Modern leadership focuses on building connections with employees through mentoring, coaching and advocating for career development and growth as opposed to gatekeeping and micromanaging. It includes building inclusive teams, practicing empathy, listening and patience, and proactively recognizing employees’ accomplishments.

At Biogen, senior leaders act as a support network for smaller cohorts of managers in order to model and coach “human-centered” leadership behaviors that inspire trust and psychological safety. Coaching has been shown to have cascading benefits because it not only increases the performance of an individual manager, but it also increases a manager’s ability to impact team performance.

For example, managers who receive coaching are 1.3 times more likely to be engaged and say their stress levels are manageable compared to those who don’t. In addition, Gartner research shows that employees who report to effective manager coaches are 40% more engaged and are 20% more likely to stay at their organizations than those who report to ineffective coaches. To that end, L&D should prioritize coaching and networking when retooling leadership development.

L&D should also teach managers to care for themselves. Companies like Microsoft and Salesforce prioritize leaders’ and employees’ well-being by helping them set boundaries, have difficult discussions, develop “power hours” and “deep thinking” rituals, and leverage wellness resources to effectively rest and recharge.

Ramp Up Recognition

Managers get no respect. They carry the load of supporting increased demands to lead with empathy from a new generation of workers, while receiving little recognition, resource support or empathy for their own well-being.

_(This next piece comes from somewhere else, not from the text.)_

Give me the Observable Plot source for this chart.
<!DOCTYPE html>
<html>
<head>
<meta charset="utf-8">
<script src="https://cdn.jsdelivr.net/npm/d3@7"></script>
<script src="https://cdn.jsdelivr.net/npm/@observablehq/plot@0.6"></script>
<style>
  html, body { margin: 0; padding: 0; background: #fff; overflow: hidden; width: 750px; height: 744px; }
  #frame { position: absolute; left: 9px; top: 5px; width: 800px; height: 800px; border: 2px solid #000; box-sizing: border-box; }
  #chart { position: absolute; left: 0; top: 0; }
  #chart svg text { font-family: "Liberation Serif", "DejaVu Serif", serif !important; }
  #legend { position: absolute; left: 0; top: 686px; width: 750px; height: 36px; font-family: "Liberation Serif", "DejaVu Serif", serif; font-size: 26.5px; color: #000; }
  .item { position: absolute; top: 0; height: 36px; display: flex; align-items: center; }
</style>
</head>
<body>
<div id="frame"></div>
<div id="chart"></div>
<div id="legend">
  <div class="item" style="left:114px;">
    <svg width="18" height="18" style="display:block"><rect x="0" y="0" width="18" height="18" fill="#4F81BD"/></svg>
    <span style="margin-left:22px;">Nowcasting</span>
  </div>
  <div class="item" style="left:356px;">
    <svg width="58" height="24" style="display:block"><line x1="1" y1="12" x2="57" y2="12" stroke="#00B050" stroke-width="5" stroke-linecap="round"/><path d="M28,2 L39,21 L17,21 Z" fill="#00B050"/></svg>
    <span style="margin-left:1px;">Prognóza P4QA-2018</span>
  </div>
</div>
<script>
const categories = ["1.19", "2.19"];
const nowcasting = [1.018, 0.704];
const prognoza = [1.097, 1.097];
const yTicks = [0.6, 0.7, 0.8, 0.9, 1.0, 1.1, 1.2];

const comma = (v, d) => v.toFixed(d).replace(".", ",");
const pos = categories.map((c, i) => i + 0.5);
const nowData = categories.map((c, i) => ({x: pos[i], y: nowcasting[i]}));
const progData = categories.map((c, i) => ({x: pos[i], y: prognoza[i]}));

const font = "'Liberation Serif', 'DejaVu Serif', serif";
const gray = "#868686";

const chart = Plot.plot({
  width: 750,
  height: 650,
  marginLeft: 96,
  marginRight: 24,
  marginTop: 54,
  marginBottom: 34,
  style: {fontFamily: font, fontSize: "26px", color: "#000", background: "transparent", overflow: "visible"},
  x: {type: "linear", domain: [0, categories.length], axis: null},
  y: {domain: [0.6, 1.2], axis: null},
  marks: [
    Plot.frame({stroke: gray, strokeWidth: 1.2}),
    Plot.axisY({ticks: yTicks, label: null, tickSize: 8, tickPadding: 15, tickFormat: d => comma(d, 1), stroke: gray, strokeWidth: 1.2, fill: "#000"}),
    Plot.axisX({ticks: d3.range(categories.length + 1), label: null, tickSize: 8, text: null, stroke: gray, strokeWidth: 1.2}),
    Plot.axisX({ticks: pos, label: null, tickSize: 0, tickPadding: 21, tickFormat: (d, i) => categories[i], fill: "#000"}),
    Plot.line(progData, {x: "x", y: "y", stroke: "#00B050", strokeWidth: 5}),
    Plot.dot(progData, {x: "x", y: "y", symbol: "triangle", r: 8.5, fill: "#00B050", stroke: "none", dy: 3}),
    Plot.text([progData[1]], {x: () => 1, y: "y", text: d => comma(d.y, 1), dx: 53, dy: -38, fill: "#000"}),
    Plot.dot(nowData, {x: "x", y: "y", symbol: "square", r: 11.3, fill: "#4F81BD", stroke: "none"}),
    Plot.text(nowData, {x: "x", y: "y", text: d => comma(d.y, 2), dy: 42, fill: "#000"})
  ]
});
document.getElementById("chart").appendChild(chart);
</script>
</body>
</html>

Managers are often seen as expendable and are frequently treated with disrespect by their own managers. When managers are treated poorly, the dysfunction trickles down through the ranks and overall performance suffers. Managers have the most substantial influence on an employee’s experience — so a little management recognition goes a long way and has a ripple effect towards boosting morale and increasing job satisfaction throughout all organizational levels. For example, BetterUp research shows that highly resilient managers have more resilient, innovative teams. These teams also function with lower burnout and greater agility.

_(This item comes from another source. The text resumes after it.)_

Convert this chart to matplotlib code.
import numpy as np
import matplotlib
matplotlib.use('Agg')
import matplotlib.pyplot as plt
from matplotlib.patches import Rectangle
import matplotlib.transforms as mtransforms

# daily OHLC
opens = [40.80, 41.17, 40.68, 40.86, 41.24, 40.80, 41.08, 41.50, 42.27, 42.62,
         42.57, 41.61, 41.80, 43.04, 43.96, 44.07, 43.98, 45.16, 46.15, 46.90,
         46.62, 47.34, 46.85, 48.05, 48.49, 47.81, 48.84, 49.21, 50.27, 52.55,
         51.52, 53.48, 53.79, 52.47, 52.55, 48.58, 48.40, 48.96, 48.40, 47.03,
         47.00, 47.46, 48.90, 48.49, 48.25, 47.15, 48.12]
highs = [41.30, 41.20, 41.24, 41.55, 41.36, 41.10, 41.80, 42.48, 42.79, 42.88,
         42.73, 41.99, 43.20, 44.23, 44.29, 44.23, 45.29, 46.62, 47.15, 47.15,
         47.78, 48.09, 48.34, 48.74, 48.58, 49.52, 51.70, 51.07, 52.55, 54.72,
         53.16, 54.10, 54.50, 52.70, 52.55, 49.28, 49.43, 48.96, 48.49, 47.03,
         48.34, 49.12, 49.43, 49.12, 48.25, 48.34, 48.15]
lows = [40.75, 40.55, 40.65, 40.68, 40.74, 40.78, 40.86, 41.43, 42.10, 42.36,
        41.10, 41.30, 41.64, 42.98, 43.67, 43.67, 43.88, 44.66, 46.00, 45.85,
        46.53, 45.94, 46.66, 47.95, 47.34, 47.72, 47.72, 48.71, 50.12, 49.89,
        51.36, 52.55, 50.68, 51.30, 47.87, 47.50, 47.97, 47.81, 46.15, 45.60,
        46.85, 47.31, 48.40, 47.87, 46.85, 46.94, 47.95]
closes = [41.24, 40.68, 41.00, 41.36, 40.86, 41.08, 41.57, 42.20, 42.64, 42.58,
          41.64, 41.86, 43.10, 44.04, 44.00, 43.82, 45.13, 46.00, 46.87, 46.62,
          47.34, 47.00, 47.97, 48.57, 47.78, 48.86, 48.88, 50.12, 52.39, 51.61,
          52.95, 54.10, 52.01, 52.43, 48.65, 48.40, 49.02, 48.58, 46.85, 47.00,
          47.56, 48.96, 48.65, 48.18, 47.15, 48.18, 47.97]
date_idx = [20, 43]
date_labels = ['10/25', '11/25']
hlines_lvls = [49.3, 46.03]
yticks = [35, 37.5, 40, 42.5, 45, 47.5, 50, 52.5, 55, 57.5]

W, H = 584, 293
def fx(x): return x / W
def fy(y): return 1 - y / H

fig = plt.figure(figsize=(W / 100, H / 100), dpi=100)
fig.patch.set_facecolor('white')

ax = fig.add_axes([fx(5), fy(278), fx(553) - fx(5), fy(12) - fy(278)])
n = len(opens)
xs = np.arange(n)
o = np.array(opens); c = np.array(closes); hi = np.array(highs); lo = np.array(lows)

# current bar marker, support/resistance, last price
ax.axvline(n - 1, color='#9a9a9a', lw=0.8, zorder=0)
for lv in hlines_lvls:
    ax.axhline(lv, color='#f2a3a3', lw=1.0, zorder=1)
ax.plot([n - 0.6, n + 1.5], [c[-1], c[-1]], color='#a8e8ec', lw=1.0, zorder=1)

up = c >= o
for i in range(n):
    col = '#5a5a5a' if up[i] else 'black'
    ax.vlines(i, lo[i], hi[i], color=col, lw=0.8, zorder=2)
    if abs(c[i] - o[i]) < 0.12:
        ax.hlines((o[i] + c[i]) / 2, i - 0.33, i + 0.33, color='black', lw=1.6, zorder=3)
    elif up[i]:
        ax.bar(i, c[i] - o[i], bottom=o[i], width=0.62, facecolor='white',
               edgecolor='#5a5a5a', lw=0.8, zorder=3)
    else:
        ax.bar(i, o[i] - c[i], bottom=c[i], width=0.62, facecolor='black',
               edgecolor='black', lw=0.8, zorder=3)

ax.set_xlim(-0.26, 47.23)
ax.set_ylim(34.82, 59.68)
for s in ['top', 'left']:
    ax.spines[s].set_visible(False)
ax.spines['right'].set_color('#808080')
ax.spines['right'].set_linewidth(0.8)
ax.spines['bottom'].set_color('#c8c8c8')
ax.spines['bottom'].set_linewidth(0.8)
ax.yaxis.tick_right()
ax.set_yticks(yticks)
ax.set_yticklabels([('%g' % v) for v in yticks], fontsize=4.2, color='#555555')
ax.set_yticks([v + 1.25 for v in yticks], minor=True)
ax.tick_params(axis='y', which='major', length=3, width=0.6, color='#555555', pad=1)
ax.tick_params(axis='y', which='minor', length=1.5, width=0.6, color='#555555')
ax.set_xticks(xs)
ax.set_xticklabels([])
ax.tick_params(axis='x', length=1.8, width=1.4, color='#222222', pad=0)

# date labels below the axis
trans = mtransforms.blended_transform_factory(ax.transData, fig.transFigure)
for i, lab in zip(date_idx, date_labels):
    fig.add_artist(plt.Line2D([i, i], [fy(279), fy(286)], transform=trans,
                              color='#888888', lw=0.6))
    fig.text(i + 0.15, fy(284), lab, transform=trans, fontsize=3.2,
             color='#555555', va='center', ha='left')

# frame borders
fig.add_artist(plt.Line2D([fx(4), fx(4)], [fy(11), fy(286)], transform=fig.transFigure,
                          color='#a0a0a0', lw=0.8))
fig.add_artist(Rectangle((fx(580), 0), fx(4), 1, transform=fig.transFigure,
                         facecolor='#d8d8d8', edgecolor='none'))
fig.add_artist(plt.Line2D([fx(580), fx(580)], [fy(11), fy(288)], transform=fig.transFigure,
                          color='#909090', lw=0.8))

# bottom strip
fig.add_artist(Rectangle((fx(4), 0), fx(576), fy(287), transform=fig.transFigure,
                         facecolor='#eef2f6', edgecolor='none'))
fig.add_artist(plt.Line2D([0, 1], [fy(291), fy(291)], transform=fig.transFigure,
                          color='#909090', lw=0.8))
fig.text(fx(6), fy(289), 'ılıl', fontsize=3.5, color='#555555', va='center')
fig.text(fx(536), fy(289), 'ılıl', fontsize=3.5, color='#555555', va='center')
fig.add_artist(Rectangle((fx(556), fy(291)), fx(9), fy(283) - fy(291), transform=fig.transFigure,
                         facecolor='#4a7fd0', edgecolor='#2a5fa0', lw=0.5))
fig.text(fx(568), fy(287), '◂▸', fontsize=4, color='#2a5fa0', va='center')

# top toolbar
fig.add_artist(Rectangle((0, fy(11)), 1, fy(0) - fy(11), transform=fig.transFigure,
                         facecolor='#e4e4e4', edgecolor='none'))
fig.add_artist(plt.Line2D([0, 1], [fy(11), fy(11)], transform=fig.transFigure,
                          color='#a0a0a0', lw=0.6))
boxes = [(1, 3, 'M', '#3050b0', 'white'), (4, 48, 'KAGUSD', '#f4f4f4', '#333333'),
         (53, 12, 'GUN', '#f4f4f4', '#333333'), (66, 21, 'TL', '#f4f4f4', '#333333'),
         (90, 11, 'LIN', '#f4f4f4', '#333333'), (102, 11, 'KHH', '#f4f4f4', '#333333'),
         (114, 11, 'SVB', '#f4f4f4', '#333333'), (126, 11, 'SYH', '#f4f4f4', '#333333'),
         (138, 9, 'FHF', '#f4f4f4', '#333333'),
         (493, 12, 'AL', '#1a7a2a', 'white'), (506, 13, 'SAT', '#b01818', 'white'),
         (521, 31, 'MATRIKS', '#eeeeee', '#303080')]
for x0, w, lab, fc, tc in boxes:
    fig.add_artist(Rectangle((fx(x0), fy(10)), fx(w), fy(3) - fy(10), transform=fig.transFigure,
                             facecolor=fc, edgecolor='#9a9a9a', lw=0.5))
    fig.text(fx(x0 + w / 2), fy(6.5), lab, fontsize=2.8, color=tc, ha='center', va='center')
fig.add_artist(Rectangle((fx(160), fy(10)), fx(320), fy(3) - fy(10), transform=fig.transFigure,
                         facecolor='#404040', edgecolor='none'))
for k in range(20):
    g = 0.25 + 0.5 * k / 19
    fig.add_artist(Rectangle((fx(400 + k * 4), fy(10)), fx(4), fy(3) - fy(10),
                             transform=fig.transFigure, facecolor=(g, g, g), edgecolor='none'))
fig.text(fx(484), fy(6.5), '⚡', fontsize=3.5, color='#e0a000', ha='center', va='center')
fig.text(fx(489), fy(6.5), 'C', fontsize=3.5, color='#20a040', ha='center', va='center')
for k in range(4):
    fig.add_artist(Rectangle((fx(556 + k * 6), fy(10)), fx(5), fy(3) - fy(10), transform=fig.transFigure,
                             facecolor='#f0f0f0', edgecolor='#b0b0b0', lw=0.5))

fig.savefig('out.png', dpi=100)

Strategic recognition practices can also decrease burnout by up to 80% according to OC Tanner. L&D professionals can help organizational leaders do a better job of recognizing managers, seeking their input and letting them know that their voice matters.

It Takes a Village

Middle managers are the bridge from strategic vision to operational detail. They are one of your most valuable assets for developing a skills-first, future-proofed talent pipeline. Yet most managers today are stretched thin and facing challenges that go well beyond their comfort, confidence or training. Investing in managers’ development, addressing their unique stressors, and creating a supportive environment for their success is vital to organizational growth and has a bottom-line impact on overall productivity, performance, engagement and retention.

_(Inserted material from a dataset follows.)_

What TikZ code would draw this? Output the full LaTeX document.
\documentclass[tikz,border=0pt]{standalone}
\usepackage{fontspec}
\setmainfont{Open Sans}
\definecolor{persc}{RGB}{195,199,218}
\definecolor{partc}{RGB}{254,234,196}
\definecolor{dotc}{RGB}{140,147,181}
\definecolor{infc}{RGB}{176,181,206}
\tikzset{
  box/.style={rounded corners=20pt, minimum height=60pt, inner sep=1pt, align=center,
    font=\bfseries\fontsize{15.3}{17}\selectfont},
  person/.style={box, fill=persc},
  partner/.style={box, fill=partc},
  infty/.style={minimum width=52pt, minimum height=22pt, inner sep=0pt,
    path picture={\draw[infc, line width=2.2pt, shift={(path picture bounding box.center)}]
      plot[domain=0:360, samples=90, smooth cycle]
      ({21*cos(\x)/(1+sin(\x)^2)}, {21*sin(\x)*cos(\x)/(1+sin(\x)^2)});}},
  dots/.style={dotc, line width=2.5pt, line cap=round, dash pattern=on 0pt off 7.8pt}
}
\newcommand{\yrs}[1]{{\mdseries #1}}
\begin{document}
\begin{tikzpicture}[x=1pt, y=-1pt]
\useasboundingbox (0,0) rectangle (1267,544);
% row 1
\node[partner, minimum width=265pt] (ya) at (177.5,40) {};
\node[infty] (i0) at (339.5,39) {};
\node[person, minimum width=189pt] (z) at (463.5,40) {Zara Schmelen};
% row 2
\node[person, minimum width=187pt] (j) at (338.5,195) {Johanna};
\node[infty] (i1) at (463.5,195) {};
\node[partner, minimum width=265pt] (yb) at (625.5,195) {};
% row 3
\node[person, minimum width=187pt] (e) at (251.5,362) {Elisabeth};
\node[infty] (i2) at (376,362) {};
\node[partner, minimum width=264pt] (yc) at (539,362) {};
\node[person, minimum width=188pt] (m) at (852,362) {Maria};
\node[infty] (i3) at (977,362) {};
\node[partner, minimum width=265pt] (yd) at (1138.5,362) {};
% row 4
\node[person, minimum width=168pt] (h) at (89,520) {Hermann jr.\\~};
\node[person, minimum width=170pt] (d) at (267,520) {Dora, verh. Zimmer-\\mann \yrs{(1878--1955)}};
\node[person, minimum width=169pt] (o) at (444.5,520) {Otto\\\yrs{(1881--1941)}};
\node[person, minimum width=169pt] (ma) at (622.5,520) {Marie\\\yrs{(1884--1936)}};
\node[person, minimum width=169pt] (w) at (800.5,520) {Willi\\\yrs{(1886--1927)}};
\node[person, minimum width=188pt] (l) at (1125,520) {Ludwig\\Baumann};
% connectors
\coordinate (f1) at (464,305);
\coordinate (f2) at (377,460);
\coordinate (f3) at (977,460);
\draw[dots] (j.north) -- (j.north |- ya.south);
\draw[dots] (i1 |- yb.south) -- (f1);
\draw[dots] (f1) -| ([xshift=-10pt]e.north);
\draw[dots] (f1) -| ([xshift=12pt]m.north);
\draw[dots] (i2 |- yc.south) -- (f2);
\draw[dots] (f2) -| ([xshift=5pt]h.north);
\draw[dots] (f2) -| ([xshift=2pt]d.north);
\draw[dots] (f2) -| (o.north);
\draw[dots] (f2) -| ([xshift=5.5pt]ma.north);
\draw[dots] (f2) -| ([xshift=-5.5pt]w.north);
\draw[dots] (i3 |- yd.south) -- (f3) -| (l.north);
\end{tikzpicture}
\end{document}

However, as pivotal as management development may be, skills alone are not enough. Skills can build expertise, but they can’t fix workloads. L&D professionals must remember that, in many cases, training requests are often seen as one more demand amid an unmanageable workload. Studies show that job manageability is actually more effective than skill proficiency in improving manager effectiveness.

In short, it takes a wide range of cultural levers, with dedicated resources and focused intent from leaders, to combat the negative impacts of work-related burnout and stress upon both managers and employees. The organizations that most effectively tip the scale are those with integrated strategies that create accountability for work-life balance and well-being across all roles and levels. After all, practices promoting a healthy, engaged and thriving workforce aren’t just good for your people, they’re good for business. How are you and your leaders tipping the scale for a more future-proofed, upskilled and thriving pipeline of managers?